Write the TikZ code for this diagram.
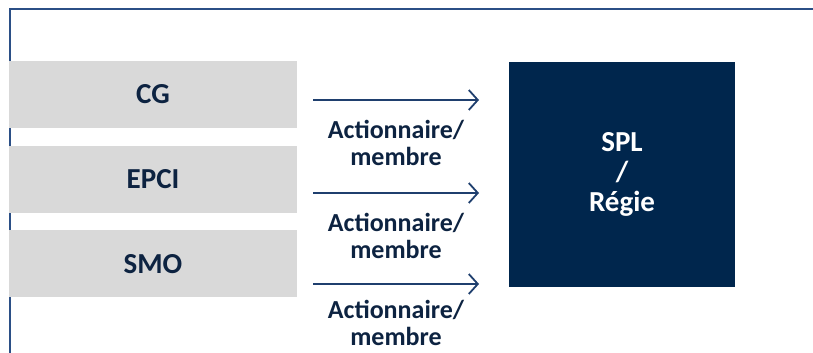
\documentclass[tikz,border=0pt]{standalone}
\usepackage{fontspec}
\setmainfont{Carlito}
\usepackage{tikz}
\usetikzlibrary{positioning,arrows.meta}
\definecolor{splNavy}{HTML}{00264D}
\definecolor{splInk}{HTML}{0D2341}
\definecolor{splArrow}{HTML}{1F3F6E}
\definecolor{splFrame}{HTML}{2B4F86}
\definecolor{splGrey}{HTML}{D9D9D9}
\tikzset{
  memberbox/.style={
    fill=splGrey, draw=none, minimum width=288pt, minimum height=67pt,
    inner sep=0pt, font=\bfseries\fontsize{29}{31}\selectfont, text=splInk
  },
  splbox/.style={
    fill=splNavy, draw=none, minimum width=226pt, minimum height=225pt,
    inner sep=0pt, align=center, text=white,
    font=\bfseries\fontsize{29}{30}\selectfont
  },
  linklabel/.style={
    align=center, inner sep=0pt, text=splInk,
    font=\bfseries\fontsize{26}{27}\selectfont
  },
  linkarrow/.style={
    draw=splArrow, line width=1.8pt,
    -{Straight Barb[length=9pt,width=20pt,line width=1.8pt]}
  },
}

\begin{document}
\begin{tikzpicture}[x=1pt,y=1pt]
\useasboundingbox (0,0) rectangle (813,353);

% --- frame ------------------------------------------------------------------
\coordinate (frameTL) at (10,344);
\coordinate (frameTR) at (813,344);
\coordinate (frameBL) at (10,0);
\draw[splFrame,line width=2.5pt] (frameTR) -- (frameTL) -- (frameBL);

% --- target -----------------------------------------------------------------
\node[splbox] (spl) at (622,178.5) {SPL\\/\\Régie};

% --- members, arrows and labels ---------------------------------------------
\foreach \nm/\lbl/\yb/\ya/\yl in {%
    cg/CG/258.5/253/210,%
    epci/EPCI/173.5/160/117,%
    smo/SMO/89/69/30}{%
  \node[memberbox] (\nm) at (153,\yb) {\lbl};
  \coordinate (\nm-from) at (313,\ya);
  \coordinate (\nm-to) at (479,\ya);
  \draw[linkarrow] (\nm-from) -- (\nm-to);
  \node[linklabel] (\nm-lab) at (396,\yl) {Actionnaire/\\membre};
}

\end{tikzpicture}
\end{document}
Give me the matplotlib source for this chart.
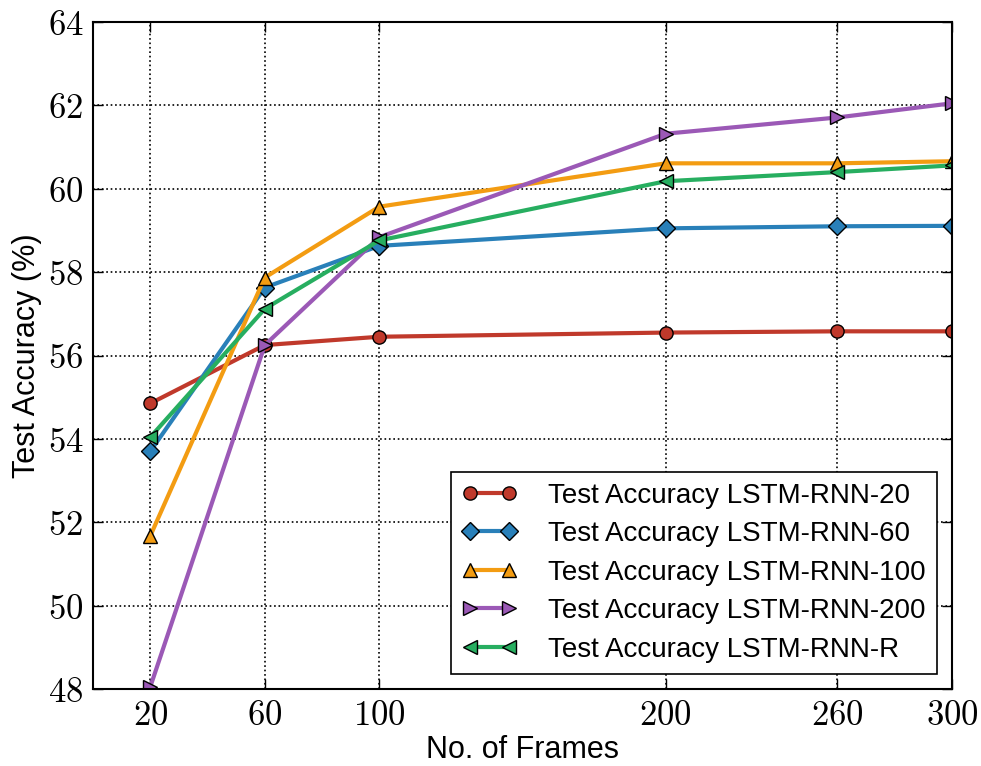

· · ·

Your instructions:
Quote every line word for word and keep the images out of the copy.

Full solution:
Write the TikZ code for this diagram.
\documentclass[tikz,border=0pt]{standalone}
\usepackage{fontspec}
\setmainfont{Carlito}
\usepackage{tikz}
\usetikzlibrary{positioning,arrows.meta}
\definecolor{splNavy}{HTML}{00264D}
\definecolor{splInk}{HTML}{0D2341}
\definecolor{splArrow}{HTML}{1F3F6E}
\definecolor{splFrame}{HTML}{2B4F86}
\definecolor{splGrey}{HTML}{D9D9D9}
\tikzset{
  memberbox/.style={
    fill=splGrey, draw=none, minimum width=288pt, minimum height=67pt,
    inner sep=0pt, font=\bfseries\fontsize{29}{31}\selectfont, text=splInk
  },
  splbox/.style={
    fill=splNavy, draw=none, minimum width=226pt, minimum height=225pt,
    inner sep=0pt, align=center, text=white,
    font=\bfseries\fontsize{29}{30}\selectfont
  },
  linklabel/.style={
    align=center, inner sep=0pt, text=splInk,
    font=\bfseries\fontsize{26}{27}\selectfont
  },
  linkarrow/.style={
    draw=splArrow, line width=1.8pt,
    -{Straight Barb[length=9pt,width=20pt,line width=1.8pt]}
  },
}

\begin{document}
\begin{tikzpicture}[x=1pt,y=1pt]
\useasboundingbox (0,0) rectangle (813,353);

% --- frame ------------------------------------------------------------------
\coordinate (frameTL) at (10,344);
\coordinate (frameTR) at (813,344);
\coordinate (frameBL) at (10,0);
\draw[splFrame,line width=2.5pt] (frameTR) -- (frameTL) -- (frameBL);

% --- target -----------------------------------------------------------------
\node[splbox] (spl) at (622,178.5) {SPL\\/\\Régie};

% --- members, arrows and labels ---------------------------------------------
\foreach \nm/\lbl/\yb/\ya/\yl in {%
    cg/CG/258.5/253/210,%
    epci/EPCI/173.5/160/117,%
    smo/SMO/89/69/30}{%
  \node[memberbox] (\nm) at (153,\yb) {\lbl};
  \coordinate (\nm-from) at (313,\ya);
  \coordinate (\nm-to) at (479,\ya);
  \draw[linkarrow] (\nm-from) -- (\nm-to);
  \node[linklabel] (\nm-lab) at (396,\yl) {Actionnaire/\\membre};
}

\end{tikzpicture}
\end{document}
Give me the matplotlib source for this chart.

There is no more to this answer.